Blog

October 5th - 6th Incidence Report

This week GBC server was unavailable for quite some time. We understand how much you rely on it and consider the availability of our service one of the core features we offer.

Over the last ten years we have made considerable progress towards ensuring that you can depend on GBC to be there for you and and your customers/clients, but this week we failed to maintain the level of uptime you rightfully expect.

We are deeply sorry for this, and would like to share with you the events that took place and the steps we’re taking to ensure you're able to access GBC servers and services.

The Event

The Primary server suffered a severe service outage that began Thursday, Oct 05, 2017, and persisted intermittently until Friday, Oct 6, at approximately 2000 hours. Most of the service outage was characterized by the apache web service being unavailable. Clients experienced unavailability of all associated http/tcp services.

Root cause:

After hours of investigations and audit, we discovered that a Mod_Security log file had grown exponentially due to a network flood and bot crawls. and therefore causing resource usage issues. We have cleaned this out and after restarting the service the load has already dropped below 1. We’ve also updated our current configuration for this log file for apache to reasonably manage or purge data from it.

Action steps taken during incident:

We isolated the incident to the apache process and focused our efforts on narrowing down to the root cause. We re-routed most of the services to the backup server to balance the load. bare minimum operation. Staff worked with provider to assist in identifying the problem, which led to the root cause until a solution was reached.

Remediation effort to avoid future similar incidents:

With mod_security providing security for most applications, depending on the network traffic, logs files tend to grow to unimaginable sizes. Apache tries to purge data from secdatadir to process protection rules. Scanning large logs would take the server extra time and resources.

As this is a crucial feature of our services, we opted to leave it in place and adjust to fit our client needs as far as traffic input goes, taking into account DDOS and network flooding.

The new configuration has been implemented on the servers and all services are operational as of Friday 6th 20.03pm.
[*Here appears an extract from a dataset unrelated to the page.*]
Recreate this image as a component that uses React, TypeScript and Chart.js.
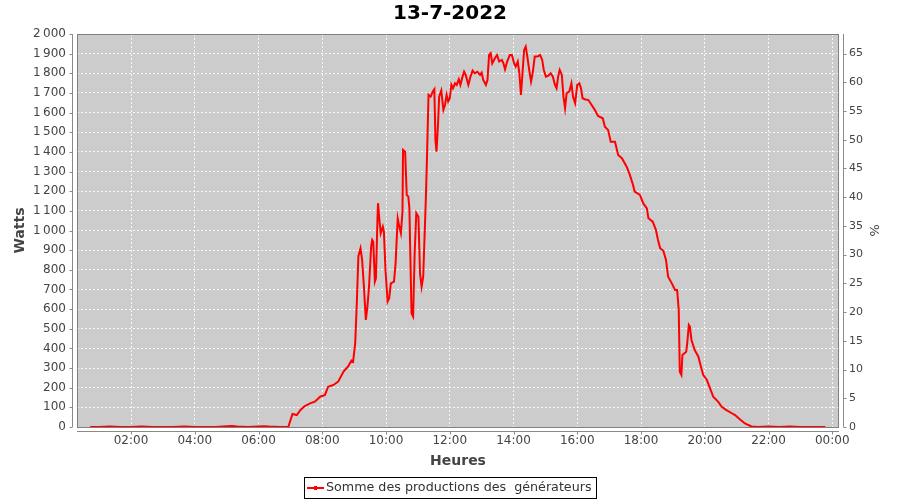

The following hours were spent confirming that all systems were performing normally, and verifying there was no data loss from this incident. We are grateful that much of the disaster mitigation work put in place by our engineers was successful in guaranteeing that all of your website data, databases, and other critical data remained safe and secure.

Future Work

Complex systems are defined by the interaction of many discrete components working together to achieve an end result. Understanding the dependencies for each component in a complex system is important, but unless these dependencies are rigorously tested it is possible for systems to fail in unique and novel ways. Over the past hours, we have devoted significant time and effort towards understanding the nature of the cascading failure which led to GBC being unavailable .

Not only do we believe it is possible to prevent the events that resulted in a large part of our services being down, we also will take steps to ensure recovery occurs in a fast and reliable manner. We shall also take steps to mitigate the negative impact of these events on our users.


In Conclusion

We realize how important GBC is to the cycle that enable your websites and services/products to succeed. All of us at GBC would like to apologize for the impact of this outage. We will continue to analyze the events leading up to this incident and the steps we took to restore service. This work will guide us as we improve the systems and processes that power GBC servers.